Thanks for the kind words Peanut, I'll do my best to share the truth.

Anonymous said...

God Bless you guys and gals!

America is behind you more than you know. The meida prefers more negative stories, but the majority of citizens salute you!
Colorad.

GILTN1stborn said...

Words cannot express how much your efforts are appreciated. Thank you for taking the time to educate us. There is more support here than you are led to believe & we are trying hard to do our part to support our soldiers. God Bless you.

Unknown said...

I never doubt the sound intent or honor of our soldiers. I thank each one when I can, and I appreciate them like any REAL American does, but these Kurds have something much more hard and real to thank them for.
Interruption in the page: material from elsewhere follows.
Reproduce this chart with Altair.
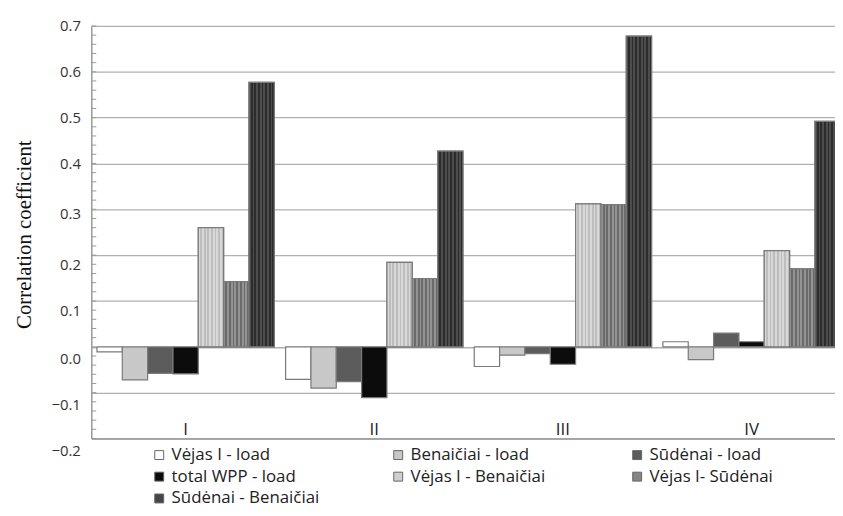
import altair as alt
import pandas as pd

groups = ["I", "II", "III", "IV"]
series = ["Vėjas I - load", "Benaičiai - load", "Sūdėnai - load", "total WPP - load",
          "Vėjas I - Benaičiai", "Vėjas I- Sūdėnai", "Sūdėnai - Benaičiai"]

vejas_load = [-0.011, -0.071, -0.043, 0.011]
benaiciai_load = [-0.072, -0.090, -0.018, -0.028]
sudenai_load = [-0.058, -0.076, -0.015, 0.030]
total_load = [-0.059, -0.111, -0.038, 0.011]
vejas_benaiciai = [0.260, 0.184, 0.312, 0.210]
vejas_sudenai = [0.142, 0.149, 0.310, 0.170]
sudenai_benaiciai = [0.577, 0.427, 0.678, 0.492]

y_ticks = [-0.2, -0.1, 0.0, 0.1, 0.2, 0.3, 0.4, 0.5, 0.6, 0.7]
minor_ticks = [round(-0.2 + 0.02 * i, 2) for i in range(46)]

colors = ["#ffffff", "#c8c8c8", "#5c5c5c", "#0c0c0c", "#cfcfcf", "#858585", "#454545"]

all_vals = [vejas_load, benaiciai_load, sudenai_load, total_load,
            vejas_benaiciai, vejas_sudenai, sudenai_benaiciai]
rows = []
for s, vals in zip(series, all_vals):
    for g, v in zip(groups, vals):
        rows.append({"group": g, "series": s, "value": v})
df = pd.DataFrame(rows)


def stripes(c1, c2, n=14):
    stops = []
    for i in range(n):
        c = c1 if i % 2 == 0 else c2
        stops.append({"offset": i / n, "color": c})
        stops.append({"offset": (i + 1) / n, "color": c})
    return {"gradient": "linear", "x1": 0, "x2": 1, "y1": 0, "y2": 0, "stops": stops}


stripe_styles = {
    "Vėjas I - Benaičiai": ("#d8d8d8", "#bdbdbd"),
    "Vėjas I- Sūdėnai": ("#939393", "#6a6a6a"),
    "Sūdėnai - Benaičiai": ("#4d4d4d", "#2c2c2c"),
}

label_shift = {
    "condition": [
        {"test": "datum.value < 0.05", "value": 12},
        {"test": "datum.value < 0.15", "value": 10},
        {"test": "datum.value < 0.25", "value": 9},
        {"test": "datum.value < 0.35", "value": 4},
    ],
    "value": 0,
}

x_enc = alt.X("group:N", sort=groups,
              scale=alt.Scale(domain=groups, range=[0, 761], paddingInner=0.06, paddingOuter=0.03),
              axis=alt.Axis(title=None, ticks=False, tickSize=0, labelPadding=-9,
                            labelBaseline="middle", labelAngle=0, domainColor="#999999",
                            domainWidth=1.5, labelFontSize=17, labelFont="Open Sans",
                            labelColor="#222222", grid=False))
xo_enc = alt.XOffset("series:N", sort=series,
                     scale=alt.Scale(domain=series, paddingInner=0, paddingOuter=0))
y_enc = alt.Y("value:Q",
              scale=alt.Scale(domain=[-0.2, 0.7], nice=False, zero=False),
              axis=alt.Axis(values=y_ticks, format=".1f", title="Correlation coefficient",
                            titleFont="Liberation Serif", titleFontSize=21,
                            titleFontWeight="normal", titleColor="#111111",
                            titleX=-67, titleY=210, titleBaseline="middle",
                            ticks=False, tickSize=0, labelPadding=11,
                            labelOffset=label_shift,
                            labelFont="Open Sans", labelFontSize=15, labelColor="#333333",
                            domainColor="#999999", domainWidth=1.5,
                            gridColor="#b0b0b0", gridWidth=1.3))

base = alt.Chart(df).mark_bar(stroke="#7a7a7a", strokeWidth=1.2).encode(
    x=x_enc, xOffset=xo_enc, y=y_enc, y2=alt.datum(0),
    color=alt.Color("series:N", sort=series,
                    scale=alt.Scale(domain=series, range=colors),
                    legend=alt.Legend(title=None, orient="none", legendX=60, legendY=424,
                                      direction="horizontal",
                                      columns=3, gridAlign="all", columnPadding=70,
                                      rowPadding=4, symbolType="square", symbolSize=81,
                                      symbolStrokeColor="#666666", symbolStrokeWidth=1,
                                      labelFont="Open Sans", labelFontSize=17,
                                      labelColor="#222222", labelLimit=400, labelOffset=4)),
)

layers = [base]
for name, (c1, c2) in stripe_styles.items():
    layers.append(
        alt.Chart(df).transform_filter(alt.datum.series == name)
        .mark_bar(fill=stripes(c1, c2), stroke="#7a7a7a", strokeWidth=1.2)
        .encode(x=x_enc, xOffset=xo_enc, y=y_enc, y2=alt.datum(0))
    )

ticks_df = pd.DataFrame({"v": minor_ticks})
minor = alt.Chart(ticks_df).mark_rule(color="#999999", strokeWidth=1).encode(
    y=alt.Y("v:Q", scale=alt.Scale(domain=[-0.2, 0.7], nice=False, zero=False)),
    x=alt.value(0), x2=alt.value(5),
)
layers.append(minor)

chart = alt.layer(*layers).properties(
    width=750, height=416,
    autosize=alt.AutoSizeParams(type="none"),
    padding={"left": 84, "top": 16, "right": 0, "bottom": 68},
    background="white",
).configure_view(stroke=None)

chart.save("out.html", embed_options={"renderer": "svg", "actions": False})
The only way I could be as appreciative of an American soldier as a Kurd is if they rescued me from some sh*thole country. I can't imagine the degree to which these Kurds appreciate just seeing an American soldier. I can't imagine living in an Arab or mid-east country my whole life and then seeing an American warrior--a trained fighting machine hell-bent on the principles of freedom and the respect for life to the point that he (or she) will annihilate you with a precision never before known on earth if you tried to stop him--wave his arm and smile at me. That would define the word hope, I'm guessing, in a way that makes some racial minority having achieved presidency (in a country where racial minorities are the majority) ring hollow and condescending at best.